begin Source data
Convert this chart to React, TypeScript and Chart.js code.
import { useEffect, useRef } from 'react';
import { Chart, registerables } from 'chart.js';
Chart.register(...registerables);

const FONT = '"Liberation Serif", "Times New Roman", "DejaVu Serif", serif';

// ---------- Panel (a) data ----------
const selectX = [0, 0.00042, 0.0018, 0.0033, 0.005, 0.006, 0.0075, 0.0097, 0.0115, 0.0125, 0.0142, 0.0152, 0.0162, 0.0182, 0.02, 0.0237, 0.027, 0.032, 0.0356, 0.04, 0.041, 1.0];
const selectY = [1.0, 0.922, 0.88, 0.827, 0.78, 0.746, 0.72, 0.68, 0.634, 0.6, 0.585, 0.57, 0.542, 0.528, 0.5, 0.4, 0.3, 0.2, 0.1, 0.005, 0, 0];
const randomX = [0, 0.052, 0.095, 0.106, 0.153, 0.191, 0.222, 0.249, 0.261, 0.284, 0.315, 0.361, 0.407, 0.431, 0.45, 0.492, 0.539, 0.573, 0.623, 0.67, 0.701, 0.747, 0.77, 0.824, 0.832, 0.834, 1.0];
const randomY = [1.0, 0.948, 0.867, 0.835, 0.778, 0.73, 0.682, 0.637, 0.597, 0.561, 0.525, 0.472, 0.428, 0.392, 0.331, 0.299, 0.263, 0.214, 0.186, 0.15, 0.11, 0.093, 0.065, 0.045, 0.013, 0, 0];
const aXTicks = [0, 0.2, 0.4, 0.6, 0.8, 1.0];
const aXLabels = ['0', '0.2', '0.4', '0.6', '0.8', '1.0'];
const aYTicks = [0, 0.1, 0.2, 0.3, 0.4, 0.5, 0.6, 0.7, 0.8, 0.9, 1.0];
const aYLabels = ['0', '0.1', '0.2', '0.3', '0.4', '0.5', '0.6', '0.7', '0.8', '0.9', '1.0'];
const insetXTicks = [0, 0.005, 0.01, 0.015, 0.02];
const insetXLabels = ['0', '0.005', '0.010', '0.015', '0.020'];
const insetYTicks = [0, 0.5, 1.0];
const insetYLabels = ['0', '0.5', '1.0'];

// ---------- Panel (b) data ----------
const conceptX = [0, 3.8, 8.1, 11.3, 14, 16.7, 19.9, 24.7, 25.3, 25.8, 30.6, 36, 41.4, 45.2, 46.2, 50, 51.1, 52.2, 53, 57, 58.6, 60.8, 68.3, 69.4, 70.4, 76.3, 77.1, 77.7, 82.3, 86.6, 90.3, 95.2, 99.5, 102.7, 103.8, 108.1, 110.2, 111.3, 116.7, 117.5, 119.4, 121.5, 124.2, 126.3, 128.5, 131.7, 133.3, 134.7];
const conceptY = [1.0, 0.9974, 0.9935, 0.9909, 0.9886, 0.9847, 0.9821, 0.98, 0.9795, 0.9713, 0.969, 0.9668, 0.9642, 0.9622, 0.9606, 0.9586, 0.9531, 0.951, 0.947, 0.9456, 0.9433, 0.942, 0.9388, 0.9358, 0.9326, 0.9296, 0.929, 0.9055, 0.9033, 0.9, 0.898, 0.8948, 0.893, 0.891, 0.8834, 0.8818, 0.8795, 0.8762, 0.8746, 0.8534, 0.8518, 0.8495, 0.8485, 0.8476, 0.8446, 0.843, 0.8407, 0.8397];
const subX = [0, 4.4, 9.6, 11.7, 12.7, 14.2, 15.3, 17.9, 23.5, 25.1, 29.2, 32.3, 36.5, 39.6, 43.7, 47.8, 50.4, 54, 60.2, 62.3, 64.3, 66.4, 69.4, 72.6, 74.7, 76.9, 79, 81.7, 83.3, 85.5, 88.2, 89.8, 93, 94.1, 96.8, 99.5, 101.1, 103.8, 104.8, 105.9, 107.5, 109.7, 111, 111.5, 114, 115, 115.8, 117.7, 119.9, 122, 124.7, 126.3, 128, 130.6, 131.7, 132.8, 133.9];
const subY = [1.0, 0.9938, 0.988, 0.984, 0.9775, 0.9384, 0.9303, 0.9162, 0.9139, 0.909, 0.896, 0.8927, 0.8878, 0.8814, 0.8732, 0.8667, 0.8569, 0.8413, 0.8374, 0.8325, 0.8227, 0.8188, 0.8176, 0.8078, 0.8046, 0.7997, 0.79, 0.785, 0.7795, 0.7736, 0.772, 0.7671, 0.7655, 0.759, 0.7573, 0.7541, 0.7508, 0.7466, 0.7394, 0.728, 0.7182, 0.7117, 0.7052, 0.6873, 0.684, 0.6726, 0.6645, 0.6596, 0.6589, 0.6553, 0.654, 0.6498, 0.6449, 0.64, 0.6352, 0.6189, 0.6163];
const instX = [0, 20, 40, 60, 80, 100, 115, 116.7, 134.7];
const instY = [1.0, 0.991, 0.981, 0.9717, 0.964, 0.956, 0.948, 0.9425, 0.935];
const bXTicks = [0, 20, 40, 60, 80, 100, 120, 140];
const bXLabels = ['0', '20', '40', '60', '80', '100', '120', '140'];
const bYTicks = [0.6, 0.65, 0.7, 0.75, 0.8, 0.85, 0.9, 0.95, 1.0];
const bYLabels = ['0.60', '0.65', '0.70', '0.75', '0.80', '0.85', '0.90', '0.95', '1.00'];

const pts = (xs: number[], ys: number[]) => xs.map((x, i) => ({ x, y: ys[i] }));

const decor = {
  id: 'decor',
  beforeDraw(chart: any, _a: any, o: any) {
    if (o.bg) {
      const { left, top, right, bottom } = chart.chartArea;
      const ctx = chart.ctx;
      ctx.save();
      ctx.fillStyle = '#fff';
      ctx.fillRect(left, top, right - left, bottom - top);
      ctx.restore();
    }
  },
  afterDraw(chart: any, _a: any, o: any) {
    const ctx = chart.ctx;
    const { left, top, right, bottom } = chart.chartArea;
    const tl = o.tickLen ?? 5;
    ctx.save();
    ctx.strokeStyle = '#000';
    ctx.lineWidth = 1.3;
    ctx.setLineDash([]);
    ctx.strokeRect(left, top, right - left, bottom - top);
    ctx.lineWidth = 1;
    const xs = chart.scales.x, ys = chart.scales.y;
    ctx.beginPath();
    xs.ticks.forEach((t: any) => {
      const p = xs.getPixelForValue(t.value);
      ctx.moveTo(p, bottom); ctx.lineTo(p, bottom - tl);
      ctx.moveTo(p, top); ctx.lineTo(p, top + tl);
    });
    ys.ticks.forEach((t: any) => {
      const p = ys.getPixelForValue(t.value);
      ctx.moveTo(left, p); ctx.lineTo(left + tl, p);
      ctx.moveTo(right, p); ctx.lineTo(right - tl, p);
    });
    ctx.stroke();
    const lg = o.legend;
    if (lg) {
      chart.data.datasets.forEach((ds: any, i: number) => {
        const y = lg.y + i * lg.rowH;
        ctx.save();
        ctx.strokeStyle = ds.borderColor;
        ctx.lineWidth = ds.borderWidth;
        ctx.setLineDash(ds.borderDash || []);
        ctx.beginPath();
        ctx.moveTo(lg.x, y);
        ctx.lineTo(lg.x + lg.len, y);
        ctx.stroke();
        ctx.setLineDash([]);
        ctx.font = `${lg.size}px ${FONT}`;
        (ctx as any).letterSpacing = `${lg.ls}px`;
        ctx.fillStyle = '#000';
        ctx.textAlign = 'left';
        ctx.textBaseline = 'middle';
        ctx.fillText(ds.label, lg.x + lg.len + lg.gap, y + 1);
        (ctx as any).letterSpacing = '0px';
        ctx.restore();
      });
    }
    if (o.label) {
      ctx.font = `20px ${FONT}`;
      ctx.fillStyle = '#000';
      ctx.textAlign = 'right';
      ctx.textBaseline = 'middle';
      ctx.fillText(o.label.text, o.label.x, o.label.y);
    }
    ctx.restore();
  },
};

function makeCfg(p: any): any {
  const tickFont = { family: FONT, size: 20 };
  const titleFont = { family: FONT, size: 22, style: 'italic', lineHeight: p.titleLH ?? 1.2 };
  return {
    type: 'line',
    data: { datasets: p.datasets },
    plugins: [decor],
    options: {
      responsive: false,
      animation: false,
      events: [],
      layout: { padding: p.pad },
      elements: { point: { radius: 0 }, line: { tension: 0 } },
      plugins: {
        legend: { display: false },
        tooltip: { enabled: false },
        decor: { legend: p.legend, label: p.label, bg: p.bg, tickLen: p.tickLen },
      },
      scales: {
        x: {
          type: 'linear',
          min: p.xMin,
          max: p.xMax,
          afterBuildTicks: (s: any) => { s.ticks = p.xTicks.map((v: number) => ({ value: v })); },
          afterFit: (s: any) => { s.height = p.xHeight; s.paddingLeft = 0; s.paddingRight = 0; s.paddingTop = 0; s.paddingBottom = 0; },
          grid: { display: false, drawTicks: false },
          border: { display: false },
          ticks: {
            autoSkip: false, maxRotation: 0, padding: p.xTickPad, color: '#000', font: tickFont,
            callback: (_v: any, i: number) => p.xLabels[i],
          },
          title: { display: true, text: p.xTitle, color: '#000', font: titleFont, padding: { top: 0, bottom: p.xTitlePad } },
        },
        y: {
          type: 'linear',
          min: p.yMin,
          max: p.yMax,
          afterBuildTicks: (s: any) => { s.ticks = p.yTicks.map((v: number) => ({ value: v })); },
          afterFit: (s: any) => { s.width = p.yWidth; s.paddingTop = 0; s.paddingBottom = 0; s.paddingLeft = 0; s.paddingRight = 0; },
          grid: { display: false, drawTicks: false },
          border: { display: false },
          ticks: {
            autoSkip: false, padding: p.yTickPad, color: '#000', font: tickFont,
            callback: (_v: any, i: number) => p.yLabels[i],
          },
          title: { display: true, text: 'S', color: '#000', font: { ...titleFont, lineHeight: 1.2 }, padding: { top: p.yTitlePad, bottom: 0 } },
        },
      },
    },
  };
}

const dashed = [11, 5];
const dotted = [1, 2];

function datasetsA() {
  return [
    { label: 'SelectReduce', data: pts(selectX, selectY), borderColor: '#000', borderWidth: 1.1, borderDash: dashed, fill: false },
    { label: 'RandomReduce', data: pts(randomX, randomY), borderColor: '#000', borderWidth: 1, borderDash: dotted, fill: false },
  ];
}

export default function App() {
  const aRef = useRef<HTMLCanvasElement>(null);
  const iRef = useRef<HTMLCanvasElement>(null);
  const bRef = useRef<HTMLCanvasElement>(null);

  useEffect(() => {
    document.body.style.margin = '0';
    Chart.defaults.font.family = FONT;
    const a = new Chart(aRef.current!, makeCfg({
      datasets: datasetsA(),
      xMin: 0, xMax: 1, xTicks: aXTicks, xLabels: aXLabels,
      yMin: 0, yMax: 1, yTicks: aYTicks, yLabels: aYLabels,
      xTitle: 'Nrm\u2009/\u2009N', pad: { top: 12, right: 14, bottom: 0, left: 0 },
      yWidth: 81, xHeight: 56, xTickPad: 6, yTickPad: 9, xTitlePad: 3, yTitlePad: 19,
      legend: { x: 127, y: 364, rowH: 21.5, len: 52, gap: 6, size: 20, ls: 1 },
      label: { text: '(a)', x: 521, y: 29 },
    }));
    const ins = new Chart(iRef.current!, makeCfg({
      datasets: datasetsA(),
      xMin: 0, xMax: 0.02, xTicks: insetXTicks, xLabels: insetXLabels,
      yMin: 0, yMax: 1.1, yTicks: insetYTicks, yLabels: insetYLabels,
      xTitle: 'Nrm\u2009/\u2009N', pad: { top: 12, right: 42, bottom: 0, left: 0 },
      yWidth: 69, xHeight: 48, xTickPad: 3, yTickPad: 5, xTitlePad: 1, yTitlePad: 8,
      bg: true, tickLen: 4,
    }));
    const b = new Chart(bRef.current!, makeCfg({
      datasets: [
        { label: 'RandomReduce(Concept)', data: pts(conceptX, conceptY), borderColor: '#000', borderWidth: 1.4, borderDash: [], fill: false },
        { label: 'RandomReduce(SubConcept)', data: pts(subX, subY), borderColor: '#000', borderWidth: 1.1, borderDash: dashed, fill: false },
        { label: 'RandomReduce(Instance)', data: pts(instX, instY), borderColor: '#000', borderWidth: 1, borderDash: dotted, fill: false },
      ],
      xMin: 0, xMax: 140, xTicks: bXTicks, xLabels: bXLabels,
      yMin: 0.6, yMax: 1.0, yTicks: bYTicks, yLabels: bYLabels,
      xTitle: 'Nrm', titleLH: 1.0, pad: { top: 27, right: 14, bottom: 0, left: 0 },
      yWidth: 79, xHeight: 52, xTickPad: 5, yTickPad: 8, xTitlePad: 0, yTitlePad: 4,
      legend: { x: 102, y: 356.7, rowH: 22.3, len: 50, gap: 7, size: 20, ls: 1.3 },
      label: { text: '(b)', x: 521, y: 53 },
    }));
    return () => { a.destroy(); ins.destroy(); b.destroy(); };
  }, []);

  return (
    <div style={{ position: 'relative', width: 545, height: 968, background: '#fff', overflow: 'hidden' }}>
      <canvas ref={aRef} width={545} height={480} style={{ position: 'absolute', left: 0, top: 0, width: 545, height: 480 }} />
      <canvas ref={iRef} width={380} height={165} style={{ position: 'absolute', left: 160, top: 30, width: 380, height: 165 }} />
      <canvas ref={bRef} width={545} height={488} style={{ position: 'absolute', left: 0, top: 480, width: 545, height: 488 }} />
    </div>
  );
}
end Source data
**What you have to do:** Verbatim output is expected for the lines from the start of the data to the line in which "const insetYLabels = ['0', '0.5', '1.0'];" appears, both included.

**Worked answer:**
Convert this chart to React, TypeScript and Chart.js code.
import { useEffect, useRef } from 'react';
import { Chart, registerables } from 'chart.js';
Chart.register(...registerables);

const FONT = '"Liberation Serif", "Times New Roman", "DejaVu Serif", serif';

// ---------- Panel (a) data ----------
const selectX = [0, 0.00042, 0.0018, 0.0033, 0.005, 0.006, 0.0075, 0.0097, 0.0115, 0.0125, 0.0142, 0.0152, 0.0162, 0.0182, 0.02, 0.0237, 0.027, 0.032, 0.0356, 0.04, 0.041, 1.0];
const selectY = [1.0, 0.922, 0.88, 0.827, 0.78, 0.746, 0.72, 0.68, 0.634, 0.6, 0.585, 0.57, 0.542, 0.528, 0.5, 0.4, 0.3, 0.2, 0.1, 0.005, 0, 0];
const randomX = [0, 0.052, 0.095, 0.106, 0.153, 0.191, 0.222, 0.249, 0.261, 0.284, 0.315, 0.361, 0.407, 0.431, 0.45, 0.492, 0.539, 0.573, 0.623, 0.67, 0.701, 0.747, 0.77, 0.824, 0.832, 0.834, 1.0];
const randomY = [1.0, 0.948, 0.867, 0.835, 0.778, 0.73, 0.682, 0.637, 0.597, 0.561, 0.525, 0.472, 0.428, 0.392, 0.331, 0.299, 0.263, 0.214, 0.186, 0.15, 0.11, 0.093, 0.065, 0.045, 0.013, 0, 0];
const aXTicks = [0, 0.2, 0.4, 0.6, 0.8, 1.0];
const aXLabels = ['0', '0.2', '0.4', '0.6', '0.8', '1.0'];
const aYTicks = [0, 0.1, 0.2, 0.3, 0.4, 0.5, 0.6, 0.7, 0.8, 0.9, 1.0];
const aYLabels = ['0', '0.1', '0.2', '0.3', '0.4', '0.5', '0.6', '0.7', '0.8', '0.9', '1.0'];
const insetXTicks = [0, 0.005, 0.01, 0.015, 0.02];
const insetXLabels = ['0', '0.005', '0.010', '0.015', '0.020'];
const insetYTicks = [0, 0.5, 1.0];
const insetYLabels = ['0', '0.5', '1.0'];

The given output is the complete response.